====== Dataset content
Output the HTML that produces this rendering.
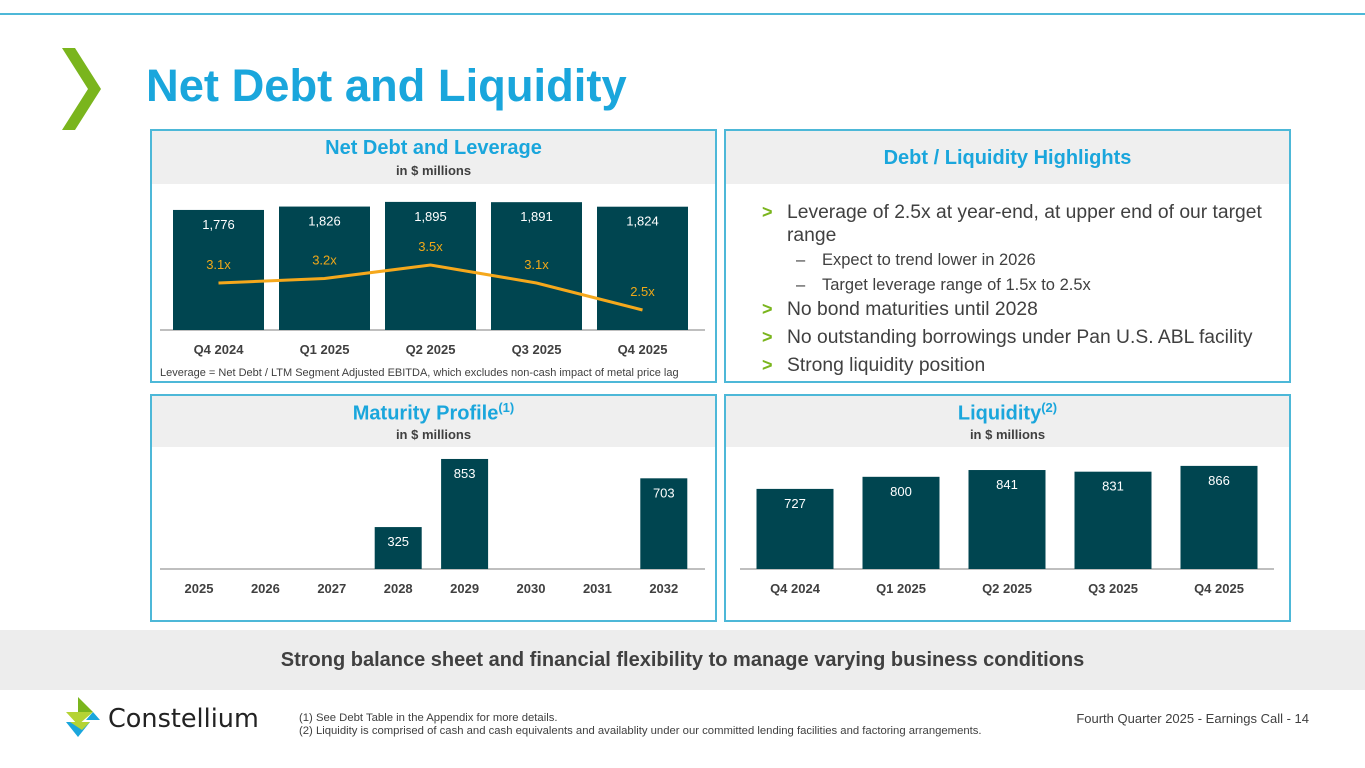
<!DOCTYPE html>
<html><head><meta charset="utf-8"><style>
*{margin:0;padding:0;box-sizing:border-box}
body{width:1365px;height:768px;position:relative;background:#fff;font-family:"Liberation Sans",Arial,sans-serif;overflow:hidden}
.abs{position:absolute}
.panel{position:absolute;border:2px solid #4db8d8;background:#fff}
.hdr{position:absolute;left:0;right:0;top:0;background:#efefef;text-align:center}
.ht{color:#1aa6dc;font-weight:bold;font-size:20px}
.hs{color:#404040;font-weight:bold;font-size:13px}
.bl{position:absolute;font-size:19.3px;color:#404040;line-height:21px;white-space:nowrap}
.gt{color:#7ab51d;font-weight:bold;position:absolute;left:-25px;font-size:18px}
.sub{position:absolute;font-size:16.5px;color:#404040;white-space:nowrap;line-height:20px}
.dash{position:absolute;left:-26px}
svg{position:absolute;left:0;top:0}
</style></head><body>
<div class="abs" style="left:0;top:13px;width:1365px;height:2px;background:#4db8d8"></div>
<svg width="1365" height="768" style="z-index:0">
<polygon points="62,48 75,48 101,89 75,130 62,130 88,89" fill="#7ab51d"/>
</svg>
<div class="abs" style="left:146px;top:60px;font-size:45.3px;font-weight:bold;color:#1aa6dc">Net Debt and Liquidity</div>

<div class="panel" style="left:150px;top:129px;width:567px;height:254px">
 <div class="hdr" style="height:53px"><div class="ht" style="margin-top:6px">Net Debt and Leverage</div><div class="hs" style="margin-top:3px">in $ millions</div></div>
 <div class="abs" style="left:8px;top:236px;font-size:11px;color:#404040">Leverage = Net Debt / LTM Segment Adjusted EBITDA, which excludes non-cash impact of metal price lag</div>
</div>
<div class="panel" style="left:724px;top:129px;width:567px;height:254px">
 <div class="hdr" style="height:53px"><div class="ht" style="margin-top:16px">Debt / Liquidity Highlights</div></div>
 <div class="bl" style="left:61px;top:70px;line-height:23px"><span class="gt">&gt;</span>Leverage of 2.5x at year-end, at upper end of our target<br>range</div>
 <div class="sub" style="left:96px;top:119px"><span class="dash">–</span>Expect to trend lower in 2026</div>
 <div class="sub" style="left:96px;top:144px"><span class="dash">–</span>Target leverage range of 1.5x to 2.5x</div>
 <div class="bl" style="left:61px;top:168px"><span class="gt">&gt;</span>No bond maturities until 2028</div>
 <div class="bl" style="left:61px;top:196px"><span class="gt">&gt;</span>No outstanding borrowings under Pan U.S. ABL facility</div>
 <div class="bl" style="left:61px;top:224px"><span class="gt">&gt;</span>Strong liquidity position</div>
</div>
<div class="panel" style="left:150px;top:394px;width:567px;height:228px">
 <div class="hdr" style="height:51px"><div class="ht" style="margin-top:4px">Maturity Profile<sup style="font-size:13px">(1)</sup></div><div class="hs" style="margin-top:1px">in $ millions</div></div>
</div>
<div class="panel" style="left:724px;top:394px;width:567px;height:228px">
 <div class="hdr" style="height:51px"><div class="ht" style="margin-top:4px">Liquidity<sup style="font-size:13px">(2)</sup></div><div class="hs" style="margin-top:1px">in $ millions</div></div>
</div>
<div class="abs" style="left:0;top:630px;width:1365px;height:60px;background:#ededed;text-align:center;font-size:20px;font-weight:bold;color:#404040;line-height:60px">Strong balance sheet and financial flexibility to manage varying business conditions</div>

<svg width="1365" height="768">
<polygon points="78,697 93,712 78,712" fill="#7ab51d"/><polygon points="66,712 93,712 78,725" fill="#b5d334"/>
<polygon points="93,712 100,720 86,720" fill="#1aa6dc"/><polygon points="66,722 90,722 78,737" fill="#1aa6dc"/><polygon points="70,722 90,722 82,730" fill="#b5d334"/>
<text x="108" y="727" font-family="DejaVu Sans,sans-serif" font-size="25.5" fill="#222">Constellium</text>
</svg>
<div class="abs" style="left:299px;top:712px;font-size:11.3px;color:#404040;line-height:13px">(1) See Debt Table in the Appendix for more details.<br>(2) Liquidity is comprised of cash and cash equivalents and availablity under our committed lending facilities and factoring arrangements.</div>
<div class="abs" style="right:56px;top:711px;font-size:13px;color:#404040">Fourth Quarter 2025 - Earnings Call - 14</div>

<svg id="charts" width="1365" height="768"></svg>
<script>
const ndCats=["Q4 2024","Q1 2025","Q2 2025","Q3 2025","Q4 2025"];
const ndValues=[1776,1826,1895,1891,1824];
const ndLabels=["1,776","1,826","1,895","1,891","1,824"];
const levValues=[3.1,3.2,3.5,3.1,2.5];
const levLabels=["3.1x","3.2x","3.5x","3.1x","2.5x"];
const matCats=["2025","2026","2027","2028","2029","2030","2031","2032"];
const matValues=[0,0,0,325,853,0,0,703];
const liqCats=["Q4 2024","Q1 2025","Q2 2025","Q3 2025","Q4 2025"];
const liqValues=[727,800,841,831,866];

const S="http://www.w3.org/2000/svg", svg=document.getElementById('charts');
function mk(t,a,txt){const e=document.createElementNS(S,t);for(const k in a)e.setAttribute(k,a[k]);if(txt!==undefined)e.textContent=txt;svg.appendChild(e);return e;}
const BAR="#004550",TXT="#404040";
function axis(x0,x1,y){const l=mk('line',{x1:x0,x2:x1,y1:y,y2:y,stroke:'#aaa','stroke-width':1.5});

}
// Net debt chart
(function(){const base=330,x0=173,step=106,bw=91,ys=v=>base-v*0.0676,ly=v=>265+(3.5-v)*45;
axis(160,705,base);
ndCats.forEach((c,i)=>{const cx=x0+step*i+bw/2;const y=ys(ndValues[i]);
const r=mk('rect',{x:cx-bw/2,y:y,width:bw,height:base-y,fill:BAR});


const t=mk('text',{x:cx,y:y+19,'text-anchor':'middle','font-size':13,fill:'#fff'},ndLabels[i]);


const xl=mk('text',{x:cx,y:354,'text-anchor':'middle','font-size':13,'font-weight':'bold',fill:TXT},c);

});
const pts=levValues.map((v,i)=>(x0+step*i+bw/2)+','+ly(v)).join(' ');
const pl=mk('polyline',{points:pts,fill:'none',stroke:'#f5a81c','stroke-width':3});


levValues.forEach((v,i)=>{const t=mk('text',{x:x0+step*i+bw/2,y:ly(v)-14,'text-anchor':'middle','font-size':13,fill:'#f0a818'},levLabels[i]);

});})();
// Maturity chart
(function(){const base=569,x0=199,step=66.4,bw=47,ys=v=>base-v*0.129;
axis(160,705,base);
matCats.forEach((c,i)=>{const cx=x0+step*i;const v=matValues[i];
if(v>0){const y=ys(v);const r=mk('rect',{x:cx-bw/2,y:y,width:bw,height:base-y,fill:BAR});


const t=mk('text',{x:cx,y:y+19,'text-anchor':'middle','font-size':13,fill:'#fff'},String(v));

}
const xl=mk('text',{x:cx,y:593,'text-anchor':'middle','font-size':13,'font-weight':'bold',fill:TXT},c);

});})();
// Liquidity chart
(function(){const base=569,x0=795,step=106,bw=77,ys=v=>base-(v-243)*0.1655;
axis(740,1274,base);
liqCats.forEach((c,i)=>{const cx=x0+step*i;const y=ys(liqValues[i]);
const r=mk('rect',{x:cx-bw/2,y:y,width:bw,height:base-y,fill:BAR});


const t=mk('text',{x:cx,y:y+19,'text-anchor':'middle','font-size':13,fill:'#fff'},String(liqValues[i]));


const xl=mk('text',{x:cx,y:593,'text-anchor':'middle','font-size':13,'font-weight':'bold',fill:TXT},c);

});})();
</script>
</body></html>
============
-- Goal --
Set the listing down in full and exactly. Pictures within it should not appear in the copy.

-- Completed task --
Output the HTML that produces this rendering.
<!DOCTYPE html>
<html><head><meta charset="utf-8"><style>
*{margin:0;padding:0;box-sizing:border-box}
body{width:1365px;height:768px;position:relative;background:#fff;font-family:"Liberation Sans",Arial,sans-serif;overflow:hidden}
.abs{position:absolute}
.panel{position:absolute;border:2px solid #4db8d8;background:#fff}
.hdr{position:absolute;left:0;right:0;top:0;background:#efefef;text-align:center}
.ht{color:#1aa6dc;font-weight:bold;font-size:20px}
.hs{color:#404040;font-weight:bold;font-size:13px}
.bl{position:absolute;font-size:19.3px;color:#404040;line-height:21px;white-space:nowrap}
.gt{color:#7ab51d;font-weight:bold;position:absolute;left:-25px;font-size:18px}
.sub{position:absolute;font-size:16.5px;color:#404040;white-space:nowrap;line-height:20px}
.dash{position:absolute;left:-26px}
svg{position:absolute;left:0;top:0}
</style></head><body>
<div class="abs" style="left:0;top:13px;width:1365px;height:2px;background:#4db8d8"></div>
<svg width="1365" height="768" style="z-index:0">
<polygon points="62,48 75,48 101,89 75,130 62,130 88,89" fill="#7ab51d"/>
</svg>
<div class="abs" style="left:146px;top:60px;font-size:45.3px;font-weight:bold;color:#1aa6dc">Net Debt and Liquidity</div>

<div class="panel" style="left:150px;top:129px;width:567px;height:254px">
 <div class="hdr" style="height:53px"><div class="ht" style="margin-top:6px">Net Debt and Leverage</div><div class="hs" style="margin-top:3px">in $ millions</div></div>
 <div class="abs" style="left:8px;top:236px;font-size:11px;color:#404040">Leverage = Net Debt / LTM Segment Adjusted EBITDA, which excludes non-cash impact of metal price lag</div>
</div>
<div class="panel" style="left:724px;top:129px;width:567px;height:254px">
 <div class="hdr" style="height:53px"><div class="ht" style="margin-top:16px">Debt / Liquidity Highlights</div></div>
 <div class="bl" style="left:61px;top:70px;line-height:23px"><span class="gt">&gt;</span>Leverage of 2.5x at year-end, at upper end of our target<br>range</div>
 <div class="sub" style="left:96px;top:119px"><span class="dash">–</span>Expect to trend lower in 2026</div>
 <div class="sub" style="left:96px;top:144px"><span class="dash">–</span>Target leverage range of 1.5x to 2.5x</div>
 <div class="bl" style="left:61px;top:168px"><span class="gt">&gt;</span>No bond maturities until 2028</div>
 <div class="bl" style="left:61px;top:196px"><span class="gt">&gt;</span>No outstanding borrowings under Pan U.S. ABL facility</div>
 <div class="bl" style="left:61px;top:224px"><span class="gt">&gt;</span>Strong liquidity position</div>
</div>
<div class="panel" style="left:150px;top:394px;width:567px;height:228px">
 <div class="hdr" style="height:51px"><div class="ht" style="margin-top:4px">Maturity Profile<sup style="font-size:13px">(1)</sup></div><div class="hs" style="margin-top:1px">in $ millions</div></div>
</div>
<div class="panel" style="left:724px;top:394px;width:567px;height:228px">
 <div class="hdr" style="height:51px"><div class="ht" style="margin-top:4px">Liquidity<sup style="font-size:13px">(2)</sup></div><div class="hs" style="margin-top:1px">in $ millions</div></div>
</div>
<div class="abs" style="left:0;top:630px;width:1365px;height:60px;background:#ededed;text-align:center;font-size:20px;font-weight:bold;color:#404040;line-height:60px">Strong balance sheet and financial flexibility to manage varying business conditions</div>

<svg width="1365" height="768">
<polygon points="78,697 93,712 78,712" fill="#7ab51d"/><polygon points="66,712 93,712 78,725" fill="#b5d334"/>
<polygon points="93,712 100,720 86,720" fill="#1aa6dc"/><polygon points="66,722 90,722 78,737" fill="#1aa6dc"/><polygon points="70,722 90,722 82,730" fill="#b5d334"/>
<text x="108" y="727" font-family="DejaVu Sans,sans-serif" font-size="25.5" fill="#222">Constellium</text>
</svg>
<div class="abs" style="left:299px;top:712px;font-size:11.3px;color:#404040;line-height:13px">(1) See Debt Table in the Appendix for more details.<br>(2) Liquidity is comprised of cash and cash equivalents and availablity under our committed lending facilities and factoring arrangements.</div>
<div class="abs" style="right:56px;top:711px;font-size:13px;color:#404040">Fourth Quarter 2025 - Earnings Call - 14</div>

<svg id="charts" width="1365" height="768"></svg>
<script>
const ndCats=["Q4 2024","Q1 2025","Q2 2025","Q3 2025","Q4 2025"];
const ndValues=[1776,1826,1895,1891,1824];
const ndLabels=["1,776","1,826","1,895","1,891","1,824"];
const levValues=[3.1,3.2,3.5,3.1,2.5];
const levLabels=["3.1x","3.2x","3.5x","3.1x","2.5x"];
const matCats=["2025","2026","2027","2028","2029","2030","2031","2032"];
const matValues=[0,0,0,325,853,0,0,703];
const liqCats=["Q4 2024","Q1 2025","Q2 2025","Q3 2025","Q4 2025"];
const liqValues=[727,800,841,831,866];

const S="http://www.w3.org/2000/svg", svg=document.getElementById('charts');
function mk(t,a,txt){const e=document.createElementNS(S,t);for(const k in a)e.setAttribute(k,a[k]);if(txt!==undefined)e.textContent=txt;svg.appendChild(e);return e;}
const BAR="#004550",TXT="#404040";
function axis(x0,x1,y){const l=mk('line',{x1:x0,x2:x1,y1:y,y2:y,stroke:'#aaa','stroke-width':1.5});

}
// Net debt chart
(function(){const base=330,x0=173,step=106,bw=91,ys=v=>base-v*0.0676,ly=v=>265+(3.5-v)*45;
axis(160,705,base);
ndCats.forEach((c,i)=>{const cx=x0+step*i+bw/2;const y=ys(ndValues[i]);
const r=mk('rect',{x:cx-bw/2,y:y,width:bw,height:base-y,fill:BAR});


const t=mk('text',{x:cx,y:y+19,'text-anchor':'middle','font-size':13,fill:'#fff'},ndLabels[i]);


const xl=mk('text',{x:cx,y:354,'text-anchor':'middle','font-size':13,'font-weight':'bold',fill:TXT},c);

});
const pts=levValues.map((v,i)=>(x0+step*i+bw/2)+','+ly(v)).join(' ');
const pl=mk('polyline',{points:pts,fill:'none',stroke:'#f5a81c','stroke-width':3});


levValues.forEach((v,i)=>{const t=mk('text',{x:x0+step*i+bw/2,y:ly(v)-14,'text-anchor':'middle','font-size':13,fill:'#f0a818'},levLabels[i]);

});})();
// Maturity chart
(function(){const base=569,x0=199,step=66.4,bw=47,ys=v=>base-v*0.129;
axis(160,705,base);
matCats.forEach((c,i)=>{const cx=x0+step*i;const v=matValues[i];
if(v>0){const y=ys(v);const r=mk('rect',{x:cx-bw/2,y:y,width:bw,height:base-y,fill:BAR});


const t=mk('text',{x:cx,y:y+19,'text-anchor':'middle','font-size':13,fill:'#fff'},String(v));

}
const xl=mk('text',{x:cx,y:593,'text-anchor':'middle','font-size':13,'font-weight':'bold',fill:TXT},c);

});})();
// Liquidity chart
(function(){const base=569,x0=795,step=106,bw=77,ys=v=>base-(v-243)*0.1655;
axis(740,1274,base);
liqCats.forEach((c,i)=>{const cx=x0+step*i;const y=ys(liqValues[i]);
const r=mk('rect',{x:cx-bw/2,y:y,width:bw,height:base-y,fill:BAR});


const t=mk('text',{x:cx,y:y+19,'text-anchor':'middle','font-size':13,fill:'#fff'},String(liqValues[i]));


const xl=mk('text',{x:cx,y:593,'text-anchor':'middle','font-size':13,'font-weight':'bold',fill:TXT},c);

});})();
</script>
</body></html>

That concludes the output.